I know in my cerebrum that I MUST let all of that stuff go and so I did. I kept telling myself over and over to let it
all go. Each unanswered message or phone
call reminded me that my time of being someone else’s priority had passed. I should be grateful that people remember me
at all. I had a great 50 years that most
people never experience.
Without any of the structures upon which I’d built my life, I
was at a complete loss. And totally on
my own and me, myself, and I have been at odds for decades.
I always Always ALWAYS give 110% and so I put 110% into “letting
go.”
It wasn’t until the Travelling Preacher said, “I don’t know
who I’m talking to right now, but one of you – and you don’t even know it – is two
steps away from suicide through your careless behavior” and I fell out,
realizing that was the path I was on.
The path I’d been on for decades.
My Mama raged at
me for 34 years about my “careless behavior” and I never understood what she
meant until that moment.
So now that the demons of “two steps away” and “self-destructive
behavior” have both been cast out, I feel compelled to share what I’ve learned:
- I most certainly do NOT want to go out that badly. Yes, I miss my parents and the pain of no longer being a part of anything is almost more than I can bear, but I DO NOT WANT TO GO THAT BADLY.

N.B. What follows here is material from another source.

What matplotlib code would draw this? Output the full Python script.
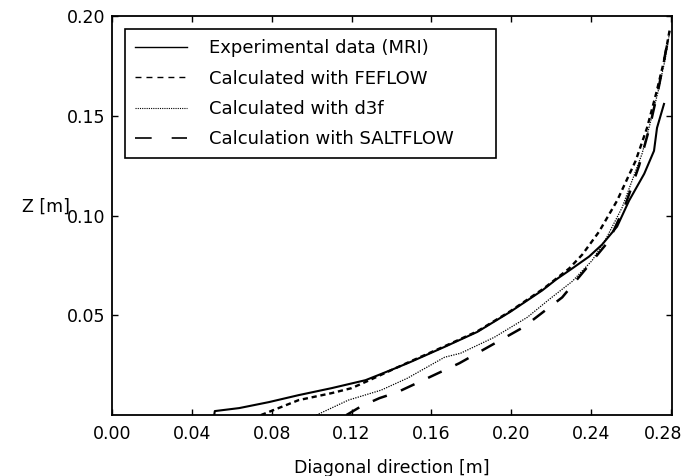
import matplotlib
matplotlib.use('Agg')
import matplotlib.pyplot as plt
import matplotlib.ticker as ticker
from matplotlib.transforms import ScaledTranslation

exp_x = [0.0512, 0.0515, 0.0637, 0.0786, 0.0935, 0.110, 0.127, 0.1333, 0.142, 0.1497,
         0.1666, 0.183, 0.1994, 0.2155, 0.2225, 0.2305, 0.239, 0.2455, 0.253, 0.259,
         0.2666, 0.2715, 0.273, 0.2765]
exp_z = [0.0, 0.002, 0.0035, 0.0065, 0.010, 0.0135, 0.0175, 0.020, 0.0235, 0.0267,
         0.0342, 0.0417, 0.0517, 0.0625, 0.068, 0.0735, 0.0795, 0.0855, 0.0945, 0.1075,
         0.121, 0.1325, 0.144, 0.156]

feflow_x = [0.0746, 0.0935, 0.110, 0.120, 0.129, 0.142, 0.1497, 0.1666, 0.183, 0.1994,
            0.2163, 0.229, 0.2356, 0.244, 0.253, 0.2623, 0.268, 0.2725, 0.2765, 0.2795]
feflow_z = [0.0, 0.0075, 0.011, 0.0135, 0.0175, 0.0235, 0.027, 0.0345, 0.042, 0.052,
            0.0635, 0.0735, 0.0805, 0.092, 0.1075, 0.1275, 0.144, 0.161, 0.1775, 0.194]

d3f_x = [0.1024, 0.1184, 0.1348, 0.148, 0.1666, 0.1746, 0.1915, 0.208, 0.219, 0.2305,
         0.2405, 0.2475, 0.2555, 0.2655, 0.2695, 0.2735, 0.277, 0.2795]
d3f_z = [0.0, 0.0075, 0.0125, 0.0185, 0.029, 0.031, 0.039, 0.049, 0.058, 0.067,
         0.0775, 0.0885, 0.104, 0.131, 0.146, 0.162, 0.178, 0.193]

saltflow_x = [0.1174, 0.125, 0.134, 0.143, 0.158, 0.174, 0.190, 0.206, 0.2255, 0.2375,
              0.249, 0.257, 0.264, 0.2695, 0.274, 0.2775, 0.2795]
saltflow_z = [0.0, 0.0045, 0.0085, 0.0115, 0.0185, 0.026, 0.035, 0.044, 0.059, 0.0735,
              0.0875, 0.105, 0.125, 0.145, 0.165, 0.183, 0.192]

x_ticks = [0.00, 0.04, 0.08, 0.12, 0.16, 0.20, 0.24, 0.28]
y_ticks = [0.05, 0.10, 0.15, 0.20]

plt.rcParams['font.family'] = ['DejaVu Sans']
plt.rcParams['font.size'] = 12.5

fig = plt.figure(figsize=(6.85, 4.76), dpi=100)
ax = fig.add_axes([0.1635, 0.128, 0.8175, 0.838])

ax.plot(exp_x, exp_z, color='black', lw=1.5, label='Experimental data (MRI)')
ax.plot(feflow_x, feflow_z, color='black', lw=1.7, dashes=(2.2, 1.6),
        label='Calculated with FEFLOW')
ax.plot(d3f_x, d3f_z, color='black', lw=0.9, dashes=(1.0, 1.0),
        label='Calculated with d3f')
ax.plot(saltflow_x, saltflow_z, color='black', lw=1.8, dashes=(6, 6),
        label='Calculation with SALTFLOW')

ax.set_xlim(0, 0.2805)
ax.set_ylim(0, 0.20)
ax.xaxis.set_major_locator(ticker.FixedLocator(x_ticks))
ax.yaxis.set_major_locator(ticker.FixedLocator(y_ticks))
ax.xaxis.set_major_formatter(ticker.FormatStrFormatter('%.2f'))
ax.yaxis.set_major_formatter(ticker.FormatStrFormatter('%.2f'))
ax.tick_params(direction='in', length=4, width=1, top=True, right=True)
ax.tick_params(axis='x', pad=7)
ax.tick_params(axis='y', pad=5)
for s in ax.spines.values():
    s.set_linewidth(1.3)

# keep the last x label inside the figure, like the original
last = ax.get_xticklabels()[-1]
last.set_transform(last.get_transform() + ScaledTranslation(-6 / 72, 0, fig.dpi_scale_trans))

ax.set_xlabel('Diagonal direction [m]', labelpad=12)
ax.set_ylabel('Z [m]', rotation=0)
ax.yaxis.set_label_coords(-0.118, 0.5)

leg = ax.legend(loc='upper left', bbox_to_anchor=(0.023, 0.967, 0.6625, 0.0),
                mode='expand', borderaxespad=0, fancybox=False, framealpha=1,
                edgecolor='black', handlelength=2.9, handletextpad=1.2,
                labelspacing=0.68, borderpad=0.55, fontsize=13)
leg.get_frame().set_linewidth(1.2)
hl = leg.get_lines()
hl[0].set_linewidth(1.0)
hl[1].set_linewidth(1.0)
hl[1].set_dashes((4.3, 3.6))
hl[2].set_linewidth(0.8)
hl[2].set_dashes((1.0, 1.0))
hl[3].set_linewidth(1.2)
hl[3].set_dashes((10, 12))

fig.savefig('out.png', dpi=100)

- I wonder how many other people are making their situations worse by compounding grief with additionally painful choices because everything hurts and that’s the “new normal”?
- At the risk of sounding totally harsh, The Truth is: There will be times when every single thing in Life fails you. I was spoiled that it took so long for me. Everything you once held on to will be gone and the only person you will be able to count on is yourself. I’m someone who’s never been able to count on herself and, well…that made the situation so much worse.
- Don’t do what I did. I am damned lucky I saw The Truth before I (unconsciously) did something really careless.